Stuff from every which way.
Will it hold, will it?!
Oh right, I'm supposed to update this thing. Cool.
In the interest of trying something new, and in the hopes that the particular design would be better, I tried AndyCart's Spectra line approach to connecting the rods with the effector/carriages, instead of magnets or Traxxas joints. I had believed that this would be a lighter alternative to magnets, with all of their benefits, but the final results were a bit more mixed.
I added some 6-32 eyebolts and heat-set inserts to better anchor the tendon and extension spring. The 6-32 eyebolts were the smallest I could find from a reliable vendor (though admittedly, I didn't try very hard). The previous examples I had seen just tied the tendons directly to the effect and carriage. As it turns out, the prior approaches may be better, since the tendon attachment point should ideally be in-line with the center of rotation. If there's an offset, than you would get different compression forces in each of the rods, resulting in a loss of contact once you move sufficiently far from center. To mitigate this issue, I added offsets onto the metal spheres:
The nice thing about the tendons is that the effector itself should never fall completely off, whereas that was always a possibility when using magnets. However, if the rods ever disengage from the metal spheres, the print is still likely unrecoverable. A different failure, but still a failure.
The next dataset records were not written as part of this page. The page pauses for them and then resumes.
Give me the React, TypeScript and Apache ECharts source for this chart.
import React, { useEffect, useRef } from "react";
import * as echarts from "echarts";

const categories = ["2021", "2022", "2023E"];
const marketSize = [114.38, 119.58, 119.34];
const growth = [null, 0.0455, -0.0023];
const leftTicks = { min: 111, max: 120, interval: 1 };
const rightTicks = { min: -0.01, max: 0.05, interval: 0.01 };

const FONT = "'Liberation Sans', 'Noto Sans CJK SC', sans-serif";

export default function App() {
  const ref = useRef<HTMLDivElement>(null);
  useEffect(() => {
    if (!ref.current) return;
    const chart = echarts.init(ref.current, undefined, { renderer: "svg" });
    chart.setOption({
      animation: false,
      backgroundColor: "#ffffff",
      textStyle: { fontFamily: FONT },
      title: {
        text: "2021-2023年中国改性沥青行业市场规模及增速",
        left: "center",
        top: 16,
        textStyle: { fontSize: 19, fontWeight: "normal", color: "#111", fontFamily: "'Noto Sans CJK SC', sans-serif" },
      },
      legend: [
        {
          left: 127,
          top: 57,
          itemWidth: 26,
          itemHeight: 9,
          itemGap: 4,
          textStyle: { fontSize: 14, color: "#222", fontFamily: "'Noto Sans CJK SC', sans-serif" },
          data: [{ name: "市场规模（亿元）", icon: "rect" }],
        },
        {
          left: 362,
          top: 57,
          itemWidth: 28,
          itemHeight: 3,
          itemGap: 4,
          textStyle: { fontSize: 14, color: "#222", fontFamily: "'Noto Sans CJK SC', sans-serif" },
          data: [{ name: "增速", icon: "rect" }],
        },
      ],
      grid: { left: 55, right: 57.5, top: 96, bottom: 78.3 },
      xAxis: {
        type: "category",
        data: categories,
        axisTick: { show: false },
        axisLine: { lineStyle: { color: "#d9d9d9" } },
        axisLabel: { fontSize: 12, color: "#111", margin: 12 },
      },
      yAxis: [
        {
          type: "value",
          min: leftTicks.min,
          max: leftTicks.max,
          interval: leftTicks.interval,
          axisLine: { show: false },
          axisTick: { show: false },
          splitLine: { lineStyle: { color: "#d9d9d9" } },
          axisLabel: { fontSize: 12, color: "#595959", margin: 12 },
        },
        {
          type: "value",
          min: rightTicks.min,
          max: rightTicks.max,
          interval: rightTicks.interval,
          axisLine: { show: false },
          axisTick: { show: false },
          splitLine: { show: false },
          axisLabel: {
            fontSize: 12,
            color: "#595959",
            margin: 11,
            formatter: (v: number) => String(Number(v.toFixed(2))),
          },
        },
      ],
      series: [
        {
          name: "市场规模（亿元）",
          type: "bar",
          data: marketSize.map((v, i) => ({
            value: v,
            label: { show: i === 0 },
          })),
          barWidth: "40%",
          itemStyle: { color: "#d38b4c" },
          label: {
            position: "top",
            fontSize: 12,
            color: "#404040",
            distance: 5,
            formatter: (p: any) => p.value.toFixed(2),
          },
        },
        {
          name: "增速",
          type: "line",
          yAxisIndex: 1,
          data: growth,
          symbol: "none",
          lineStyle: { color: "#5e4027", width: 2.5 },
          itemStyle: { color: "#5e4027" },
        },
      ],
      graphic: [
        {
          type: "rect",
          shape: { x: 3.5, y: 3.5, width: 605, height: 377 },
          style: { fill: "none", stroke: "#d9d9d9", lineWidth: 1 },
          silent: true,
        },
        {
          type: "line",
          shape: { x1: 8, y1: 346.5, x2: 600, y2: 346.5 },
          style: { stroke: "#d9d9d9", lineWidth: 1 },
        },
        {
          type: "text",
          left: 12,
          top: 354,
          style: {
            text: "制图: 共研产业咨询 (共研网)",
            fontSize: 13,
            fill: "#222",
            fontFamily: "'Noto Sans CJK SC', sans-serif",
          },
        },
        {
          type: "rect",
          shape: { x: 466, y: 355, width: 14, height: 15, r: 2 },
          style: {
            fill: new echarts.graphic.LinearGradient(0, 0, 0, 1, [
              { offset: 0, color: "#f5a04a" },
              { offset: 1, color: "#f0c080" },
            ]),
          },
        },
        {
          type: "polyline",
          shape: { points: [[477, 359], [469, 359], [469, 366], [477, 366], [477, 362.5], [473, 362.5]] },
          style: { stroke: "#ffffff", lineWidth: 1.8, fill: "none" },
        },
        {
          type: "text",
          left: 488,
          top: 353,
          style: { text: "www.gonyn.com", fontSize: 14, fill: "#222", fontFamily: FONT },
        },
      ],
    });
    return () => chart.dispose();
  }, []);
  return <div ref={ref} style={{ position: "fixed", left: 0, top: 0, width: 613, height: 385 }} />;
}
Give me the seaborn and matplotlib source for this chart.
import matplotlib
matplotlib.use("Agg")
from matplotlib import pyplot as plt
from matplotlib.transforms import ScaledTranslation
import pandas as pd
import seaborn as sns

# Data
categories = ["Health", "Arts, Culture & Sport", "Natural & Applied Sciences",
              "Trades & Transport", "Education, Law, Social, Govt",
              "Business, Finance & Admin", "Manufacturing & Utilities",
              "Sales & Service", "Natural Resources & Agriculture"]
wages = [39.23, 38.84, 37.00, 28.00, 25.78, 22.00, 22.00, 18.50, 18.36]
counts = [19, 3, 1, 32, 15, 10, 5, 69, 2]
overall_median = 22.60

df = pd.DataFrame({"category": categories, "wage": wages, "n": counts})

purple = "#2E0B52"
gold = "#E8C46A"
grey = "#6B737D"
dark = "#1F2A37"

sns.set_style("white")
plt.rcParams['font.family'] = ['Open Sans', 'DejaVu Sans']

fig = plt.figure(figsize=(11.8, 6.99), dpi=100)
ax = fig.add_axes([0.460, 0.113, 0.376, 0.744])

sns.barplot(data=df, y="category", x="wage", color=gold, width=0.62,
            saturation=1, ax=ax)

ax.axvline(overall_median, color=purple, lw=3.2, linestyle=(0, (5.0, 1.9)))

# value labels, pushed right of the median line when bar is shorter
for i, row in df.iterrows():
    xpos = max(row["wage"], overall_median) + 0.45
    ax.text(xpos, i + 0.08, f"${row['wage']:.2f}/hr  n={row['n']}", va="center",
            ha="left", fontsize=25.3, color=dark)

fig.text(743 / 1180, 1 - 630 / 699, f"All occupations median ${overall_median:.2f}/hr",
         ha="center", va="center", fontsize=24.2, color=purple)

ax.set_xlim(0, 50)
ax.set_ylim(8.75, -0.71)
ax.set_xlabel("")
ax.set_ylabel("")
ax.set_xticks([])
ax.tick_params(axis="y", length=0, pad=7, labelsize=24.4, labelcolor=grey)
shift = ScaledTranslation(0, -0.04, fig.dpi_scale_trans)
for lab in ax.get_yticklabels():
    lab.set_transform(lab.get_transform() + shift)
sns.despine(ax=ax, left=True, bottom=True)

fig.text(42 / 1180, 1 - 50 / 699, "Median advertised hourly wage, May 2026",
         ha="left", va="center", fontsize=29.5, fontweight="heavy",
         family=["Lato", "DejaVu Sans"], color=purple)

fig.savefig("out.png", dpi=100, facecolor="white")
On the workspace boundaries, it's also a bit difficult to determine whether the rods are beginning to disengage. Magnets (imo) still might be the better choice, though an extra tendon running between the effector rods could be a nice additional safety feature to help mitigate rod failures.
To try and make the design more compact, I put the extruder setup within the frame itself, instead of mounting it above or outside. I thought this would minimize the bowden tube length (short of converting to "flying extruder" or "air struder" setup) and make the overall assembly cleaner. Unlike the flying/suspended extruder setups, the distance between the extruder outlet and the nozzle inlet on the effector still changes, and once the distance becomes too short, such as when the effector is parked at the home position, the bowden tube tends to wrap up onto itself. Since I'm using my swappable magnetic effector design, I would now run the risk of knocking off my nozzle everytime I home.
For now, I just made the extruder mounting bracket and the assembly itself as minimal as possible, and it looks like the homing at least won't cause catastrophic issues for now. Bowden tube entanglement could be a much more serious issue for swappable print-heads, unless they can be moved entirely out of the print workspace between use.